• _YOUR INSTRUCTIONS_
Answer with one number only: the number of lines that contain "React".

— START OF THE DATA —

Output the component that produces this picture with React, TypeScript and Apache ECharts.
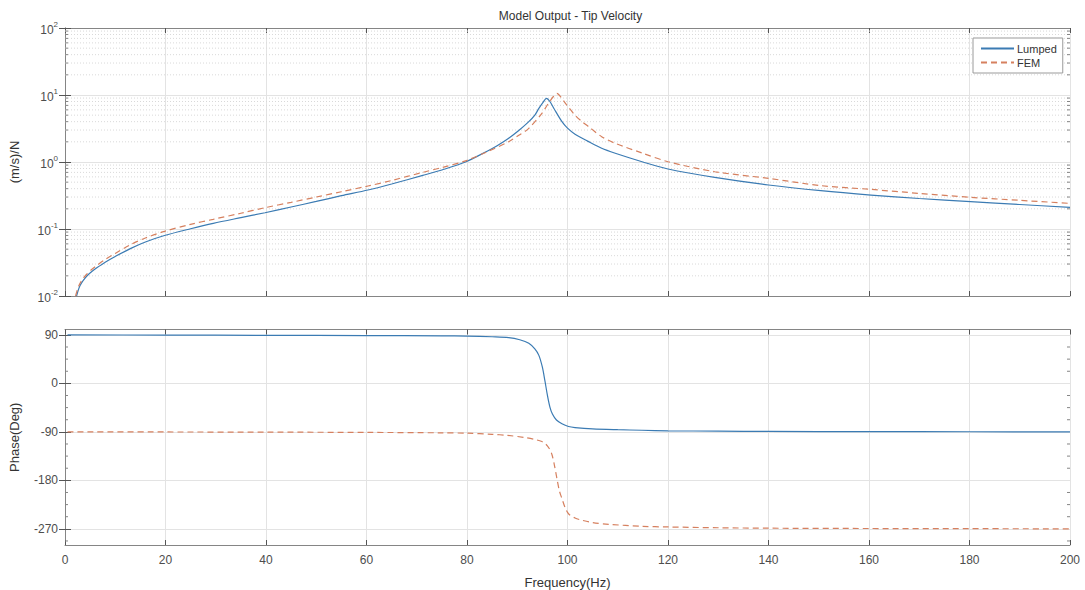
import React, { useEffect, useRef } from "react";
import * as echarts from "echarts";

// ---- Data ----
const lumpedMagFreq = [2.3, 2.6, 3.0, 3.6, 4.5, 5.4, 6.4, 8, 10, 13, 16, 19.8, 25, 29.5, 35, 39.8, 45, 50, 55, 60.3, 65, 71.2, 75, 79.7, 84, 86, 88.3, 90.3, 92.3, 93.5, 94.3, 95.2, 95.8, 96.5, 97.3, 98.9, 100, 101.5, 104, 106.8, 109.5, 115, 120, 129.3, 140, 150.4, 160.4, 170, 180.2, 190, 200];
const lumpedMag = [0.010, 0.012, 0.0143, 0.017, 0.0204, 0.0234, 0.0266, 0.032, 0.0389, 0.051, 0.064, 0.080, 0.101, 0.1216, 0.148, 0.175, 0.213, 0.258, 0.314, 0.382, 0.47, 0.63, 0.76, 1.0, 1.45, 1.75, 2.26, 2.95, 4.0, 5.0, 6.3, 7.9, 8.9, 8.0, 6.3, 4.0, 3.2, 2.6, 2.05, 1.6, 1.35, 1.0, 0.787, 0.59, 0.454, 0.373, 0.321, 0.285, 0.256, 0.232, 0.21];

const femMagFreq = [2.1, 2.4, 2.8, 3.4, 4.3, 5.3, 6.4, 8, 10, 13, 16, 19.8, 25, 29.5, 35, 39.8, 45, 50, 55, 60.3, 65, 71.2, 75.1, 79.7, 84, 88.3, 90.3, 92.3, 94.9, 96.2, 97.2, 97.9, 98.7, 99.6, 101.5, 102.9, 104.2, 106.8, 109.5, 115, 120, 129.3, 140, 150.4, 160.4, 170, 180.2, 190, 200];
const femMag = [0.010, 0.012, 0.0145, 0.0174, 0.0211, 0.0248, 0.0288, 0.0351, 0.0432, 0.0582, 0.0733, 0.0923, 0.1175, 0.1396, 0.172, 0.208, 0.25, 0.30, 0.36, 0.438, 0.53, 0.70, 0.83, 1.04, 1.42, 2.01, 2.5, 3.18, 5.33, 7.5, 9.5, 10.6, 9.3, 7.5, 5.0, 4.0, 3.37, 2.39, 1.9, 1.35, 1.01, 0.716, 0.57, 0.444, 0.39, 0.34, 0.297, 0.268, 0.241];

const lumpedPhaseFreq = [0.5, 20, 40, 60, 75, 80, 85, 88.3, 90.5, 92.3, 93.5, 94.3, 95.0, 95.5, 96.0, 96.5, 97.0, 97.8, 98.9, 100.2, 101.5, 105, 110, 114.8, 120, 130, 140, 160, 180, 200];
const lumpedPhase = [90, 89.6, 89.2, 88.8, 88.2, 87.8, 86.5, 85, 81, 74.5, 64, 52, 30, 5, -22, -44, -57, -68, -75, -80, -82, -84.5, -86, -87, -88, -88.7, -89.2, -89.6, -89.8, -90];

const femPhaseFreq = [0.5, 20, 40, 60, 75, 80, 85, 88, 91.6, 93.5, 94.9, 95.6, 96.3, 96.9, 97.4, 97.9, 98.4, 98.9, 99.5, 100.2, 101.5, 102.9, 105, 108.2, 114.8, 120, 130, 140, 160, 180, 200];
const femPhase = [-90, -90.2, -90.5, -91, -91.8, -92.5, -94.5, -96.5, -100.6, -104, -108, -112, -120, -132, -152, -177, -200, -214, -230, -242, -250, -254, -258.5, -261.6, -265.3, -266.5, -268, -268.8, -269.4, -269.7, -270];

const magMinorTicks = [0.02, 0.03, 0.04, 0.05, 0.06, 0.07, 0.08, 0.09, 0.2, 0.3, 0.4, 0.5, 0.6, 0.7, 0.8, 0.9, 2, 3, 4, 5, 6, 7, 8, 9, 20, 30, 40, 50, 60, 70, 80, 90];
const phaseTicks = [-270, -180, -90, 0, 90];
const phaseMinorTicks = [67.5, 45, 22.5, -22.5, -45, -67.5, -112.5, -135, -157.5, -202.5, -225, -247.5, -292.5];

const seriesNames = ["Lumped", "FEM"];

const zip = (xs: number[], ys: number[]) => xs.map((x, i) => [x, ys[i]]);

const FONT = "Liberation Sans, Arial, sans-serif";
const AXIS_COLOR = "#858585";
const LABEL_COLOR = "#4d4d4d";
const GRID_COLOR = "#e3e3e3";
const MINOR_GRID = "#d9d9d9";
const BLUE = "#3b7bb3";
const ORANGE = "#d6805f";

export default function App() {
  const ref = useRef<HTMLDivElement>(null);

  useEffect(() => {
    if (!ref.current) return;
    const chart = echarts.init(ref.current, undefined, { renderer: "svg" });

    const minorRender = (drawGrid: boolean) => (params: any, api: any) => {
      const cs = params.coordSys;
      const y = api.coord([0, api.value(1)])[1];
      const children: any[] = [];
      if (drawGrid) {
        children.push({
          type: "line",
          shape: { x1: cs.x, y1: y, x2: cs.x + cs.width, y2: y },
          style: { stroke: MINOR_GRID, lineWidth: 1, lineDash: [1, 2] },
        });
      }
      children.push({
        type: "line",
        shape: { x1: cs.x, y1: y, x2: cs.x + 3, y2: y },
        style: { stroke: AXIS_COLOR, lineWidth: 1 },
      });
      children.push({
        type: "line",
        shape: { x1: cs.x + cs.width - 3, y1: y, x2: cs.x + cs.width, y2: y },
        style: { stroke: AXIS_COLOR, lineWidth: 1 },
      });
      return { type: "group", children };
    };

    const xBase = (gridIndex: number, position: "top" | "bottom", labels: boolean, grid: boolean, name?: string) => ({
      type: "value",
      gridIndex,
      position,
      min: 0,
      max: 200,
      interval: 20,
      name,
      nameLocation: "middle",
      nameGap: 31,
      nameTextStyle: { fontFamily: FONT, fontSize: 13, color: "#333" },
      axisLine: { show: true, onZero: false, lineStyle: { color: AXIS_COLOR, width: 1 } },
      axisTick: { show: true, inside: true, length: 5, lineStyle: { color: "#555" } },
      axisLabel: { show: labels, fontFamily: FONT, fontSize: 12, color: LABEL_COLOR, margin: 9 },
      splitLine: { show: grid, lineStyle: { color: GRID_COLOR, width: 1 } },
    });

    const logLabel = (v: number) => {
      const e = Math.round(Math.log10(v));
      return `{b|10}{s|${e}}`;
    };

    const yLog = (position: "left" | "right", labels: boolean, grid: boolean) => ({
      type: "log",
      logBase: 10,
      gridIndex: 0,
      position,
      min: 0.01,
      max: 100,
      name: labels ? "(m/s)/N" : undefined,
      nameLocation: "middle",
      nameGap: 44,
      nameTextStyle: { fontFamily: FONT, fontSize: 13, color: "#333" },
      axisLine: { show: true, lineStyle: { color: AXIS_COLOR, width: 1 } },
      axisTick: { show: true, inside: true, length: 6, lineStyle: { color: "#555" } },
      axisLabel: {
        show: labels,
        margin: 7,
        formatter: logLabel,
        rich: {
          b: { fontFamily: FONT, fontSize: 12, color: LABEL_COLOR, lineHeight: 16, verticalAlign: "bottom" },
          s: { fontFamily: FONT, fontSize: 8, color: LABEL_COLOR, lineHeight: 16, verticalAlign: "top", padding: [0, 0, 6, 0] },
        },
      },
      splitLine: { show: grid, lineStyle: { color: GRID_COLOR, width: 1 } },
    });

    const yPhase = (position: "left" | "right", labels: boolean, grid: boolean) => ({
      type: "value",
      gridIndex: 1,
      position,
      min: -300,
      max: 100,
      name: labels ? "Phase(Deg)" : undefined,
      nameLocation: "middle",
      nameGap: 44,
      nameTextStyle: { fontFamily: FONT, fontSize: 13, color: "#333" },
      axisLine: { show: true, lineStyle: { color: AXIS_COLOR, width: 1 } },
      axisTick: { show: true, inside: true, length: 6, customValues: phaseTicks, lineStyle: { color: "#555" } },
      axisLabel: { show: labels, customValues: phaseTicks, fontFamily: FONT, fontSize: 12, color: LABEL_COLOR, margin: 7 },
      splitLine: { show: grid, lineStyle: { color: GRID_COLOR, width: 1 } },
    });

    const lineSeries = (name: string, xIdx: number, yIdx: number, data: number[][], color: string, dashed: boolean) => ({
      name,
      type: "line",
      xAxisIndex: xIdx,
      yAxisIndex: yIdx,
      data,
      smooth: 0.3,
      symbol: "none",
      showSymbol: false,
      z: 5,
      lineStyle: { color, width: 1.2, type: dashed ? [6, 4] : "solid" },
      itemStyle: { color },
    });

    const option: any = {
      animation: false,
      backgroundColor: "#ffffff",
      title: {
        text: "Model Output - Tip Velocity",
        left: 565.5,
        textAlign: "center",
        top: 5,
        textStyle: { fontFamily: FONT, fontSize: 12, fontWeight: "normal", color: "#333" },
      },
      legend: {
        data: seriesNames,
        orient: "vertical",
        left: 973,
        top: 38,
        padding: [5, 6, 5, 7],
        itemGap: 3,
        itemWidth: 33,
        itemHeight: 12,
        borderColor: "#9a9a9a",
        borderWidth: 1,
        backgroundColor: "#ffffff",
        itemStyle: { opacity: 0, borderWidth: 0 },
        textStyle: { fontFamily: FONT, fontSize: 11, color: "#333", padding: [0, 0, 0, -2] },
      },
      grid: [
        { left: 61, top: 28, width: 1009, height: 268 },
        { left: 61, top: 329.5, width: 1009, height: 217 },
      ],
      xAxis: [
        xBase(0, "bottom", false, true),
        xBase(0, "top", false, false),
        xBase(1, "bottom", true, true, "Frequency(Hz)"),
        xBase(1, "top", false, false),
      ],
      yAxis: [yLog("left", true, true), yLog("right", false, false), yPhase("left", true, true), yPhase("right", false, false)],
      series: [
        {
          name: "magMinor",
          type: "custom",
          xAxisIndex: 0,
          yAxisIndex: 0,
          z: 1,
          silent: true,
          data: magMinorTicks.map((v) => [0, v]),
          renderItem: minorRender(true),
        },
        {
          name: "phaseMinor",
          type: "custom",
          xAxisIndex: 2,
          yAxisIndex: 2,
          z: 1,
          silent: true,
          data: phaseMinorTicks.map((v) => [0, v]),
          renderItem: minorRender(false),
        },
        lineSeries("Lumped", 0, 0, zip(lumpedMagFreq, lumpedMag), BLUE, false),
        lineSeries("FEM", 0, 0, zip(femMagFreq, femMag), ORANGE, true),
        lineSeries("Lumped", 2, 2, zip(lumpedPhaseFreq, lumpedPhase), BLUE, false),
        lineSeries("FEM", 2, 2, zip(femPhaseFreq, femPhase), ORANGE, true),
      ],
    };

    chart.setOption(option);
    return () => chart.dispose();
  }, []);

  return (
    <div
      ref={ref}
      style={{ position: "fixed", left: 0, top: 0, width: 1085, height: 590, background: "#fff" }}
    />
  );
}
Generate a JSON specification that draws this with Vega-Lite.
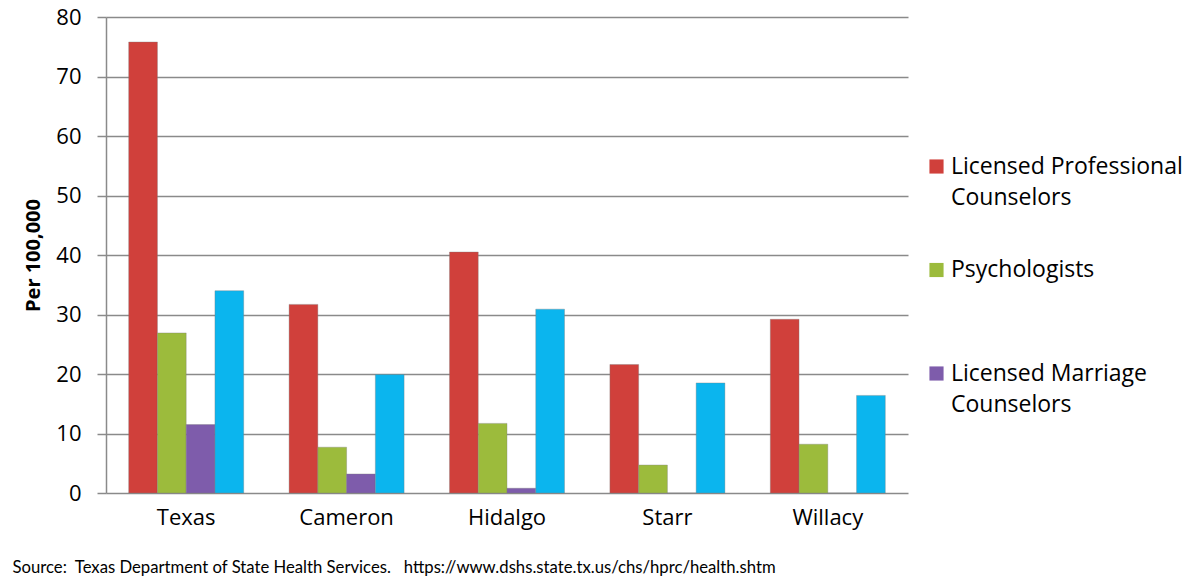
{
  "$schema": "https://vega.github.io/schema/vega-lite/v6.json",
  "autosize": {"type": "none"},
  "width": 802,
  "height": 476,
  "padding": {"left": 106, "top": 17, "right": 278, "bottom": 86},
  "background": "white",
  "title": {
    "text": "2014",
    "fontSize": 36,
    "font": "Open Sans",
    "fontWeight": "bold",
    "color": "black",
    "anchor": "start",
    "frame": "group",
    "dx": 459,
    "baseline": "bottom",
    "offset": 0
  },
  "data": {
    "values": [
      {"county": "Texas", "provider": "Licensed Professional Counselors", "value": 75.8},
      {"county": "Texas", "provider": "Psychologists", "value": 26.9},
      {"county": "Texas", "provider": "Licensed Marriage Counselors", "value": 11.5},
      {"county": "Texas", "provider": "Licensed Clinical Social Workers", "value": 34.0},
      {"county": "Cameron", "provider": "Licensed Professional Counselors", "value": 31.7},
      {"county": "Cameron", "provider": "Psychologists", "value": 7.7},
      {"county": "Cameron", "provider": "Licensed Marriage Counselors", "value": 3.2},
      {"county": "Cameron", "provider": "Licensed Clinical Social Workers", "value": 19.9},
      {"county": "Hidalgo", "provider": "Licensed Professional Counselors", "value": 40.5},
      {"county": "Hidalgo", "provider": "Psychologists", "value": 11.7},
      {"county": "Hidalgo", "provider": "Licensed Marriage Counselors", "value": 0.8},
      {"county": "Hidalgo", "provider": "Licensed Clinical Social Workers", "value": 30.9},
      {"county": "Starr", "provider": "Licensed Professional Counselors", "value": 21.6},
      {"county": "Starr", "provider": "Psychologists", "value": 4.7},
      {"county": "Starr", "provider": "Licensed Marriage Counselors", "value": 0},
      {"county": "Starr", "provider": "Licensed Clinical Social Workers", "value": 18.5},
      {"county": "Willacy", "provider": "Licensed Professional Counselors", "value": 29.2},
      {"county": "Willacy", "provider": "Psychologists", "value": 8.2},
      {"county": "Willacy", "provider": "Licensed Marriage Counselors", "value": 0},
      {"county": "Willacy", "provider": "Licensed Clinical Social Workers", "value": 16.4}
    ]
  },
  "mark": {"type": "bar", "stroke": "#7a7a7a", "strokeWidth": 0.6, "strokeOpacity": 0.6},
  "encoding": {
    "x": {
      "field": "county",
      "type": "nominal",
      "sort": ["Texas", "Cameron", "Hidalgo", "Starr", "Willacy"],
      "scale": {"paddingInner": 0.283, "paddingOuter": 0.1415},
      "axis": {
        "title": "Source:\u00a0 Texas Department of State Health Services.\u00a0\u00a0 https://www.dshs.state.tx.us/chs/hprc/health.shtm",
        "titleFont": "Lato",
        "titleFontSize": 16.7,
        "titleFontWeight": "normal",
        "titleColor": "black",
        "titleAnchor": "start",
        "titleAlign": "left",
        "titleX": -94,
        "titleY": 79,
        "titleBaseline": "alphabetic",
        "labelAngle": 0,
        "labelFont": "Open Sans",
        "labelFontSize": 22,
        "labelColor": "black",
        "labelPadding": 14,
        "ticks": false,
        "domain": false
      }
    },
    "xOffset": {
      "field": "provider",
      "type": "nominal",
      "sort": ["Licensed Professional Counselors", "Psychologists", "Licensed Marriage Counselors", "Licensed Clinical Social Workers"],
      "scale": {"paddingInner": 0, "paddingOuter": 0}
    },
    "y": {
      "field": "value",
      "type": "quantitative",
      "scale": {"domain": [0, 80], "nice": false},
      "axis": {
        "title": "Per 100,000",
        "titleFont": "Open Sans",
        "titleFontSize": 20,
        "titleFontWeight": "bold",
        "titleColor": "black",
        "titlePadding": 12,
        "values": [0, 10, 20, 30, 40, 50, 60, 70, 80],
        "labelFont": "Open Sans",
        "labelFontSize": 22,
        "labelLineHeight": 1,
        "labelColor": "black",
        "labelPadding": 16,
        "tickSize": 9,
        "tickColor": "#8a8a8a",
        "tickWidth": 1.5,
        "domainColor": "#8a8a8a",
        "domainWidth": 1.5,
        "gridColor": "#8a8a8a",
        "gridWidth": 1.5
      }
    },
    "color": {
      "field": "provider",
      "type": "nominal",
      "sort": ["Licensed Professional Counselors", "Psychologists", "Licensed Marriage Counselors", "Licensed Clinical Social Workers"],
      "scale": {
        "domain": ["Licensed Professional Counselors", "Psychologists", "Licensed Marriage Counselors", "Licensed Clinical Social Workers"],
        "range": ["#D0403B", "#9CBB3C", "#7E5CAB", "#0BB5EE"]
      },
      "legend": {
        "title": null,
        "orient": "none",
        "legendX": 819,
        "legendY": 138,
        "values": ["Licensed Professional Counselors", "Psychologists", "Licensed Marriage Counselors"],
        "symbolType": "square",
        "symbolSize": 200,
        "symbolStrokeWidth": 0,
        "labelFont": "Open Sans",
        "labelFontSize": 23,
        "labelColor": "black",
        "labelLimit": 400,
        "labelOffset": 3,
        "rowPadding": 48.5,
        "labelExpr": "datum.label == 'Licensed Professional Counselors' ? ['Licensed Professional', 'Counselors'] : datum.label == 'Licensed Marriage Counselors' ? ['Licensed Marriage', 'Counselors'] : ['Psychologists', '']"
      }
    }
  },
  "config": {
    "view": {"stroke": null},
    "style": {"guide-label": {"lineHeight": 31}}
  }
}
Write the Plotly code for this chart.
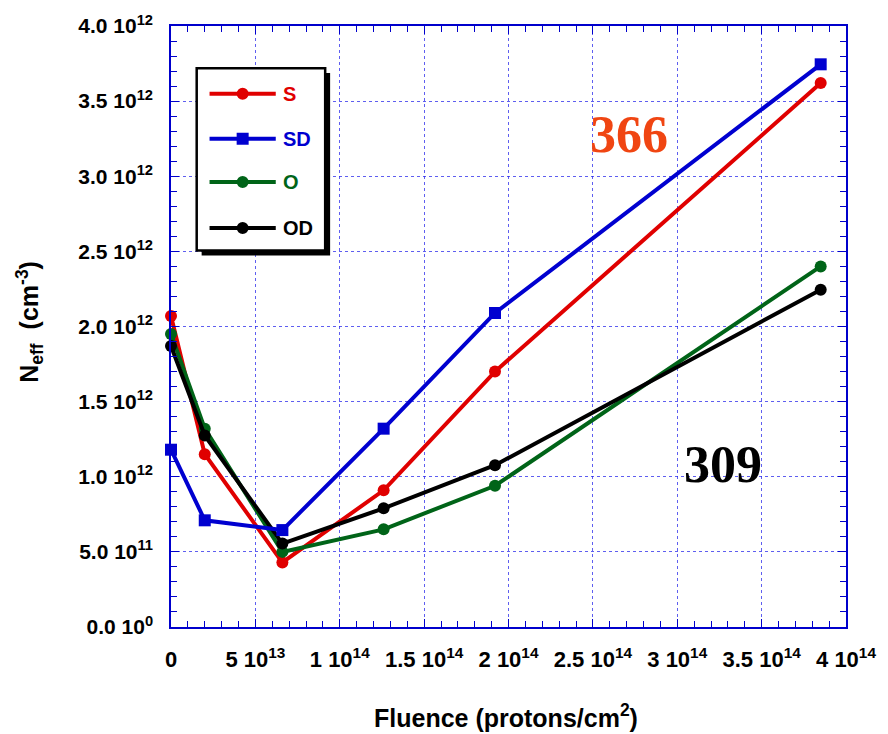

— END OF THE DATA —

• _ANSWER TO THIS TASK_
2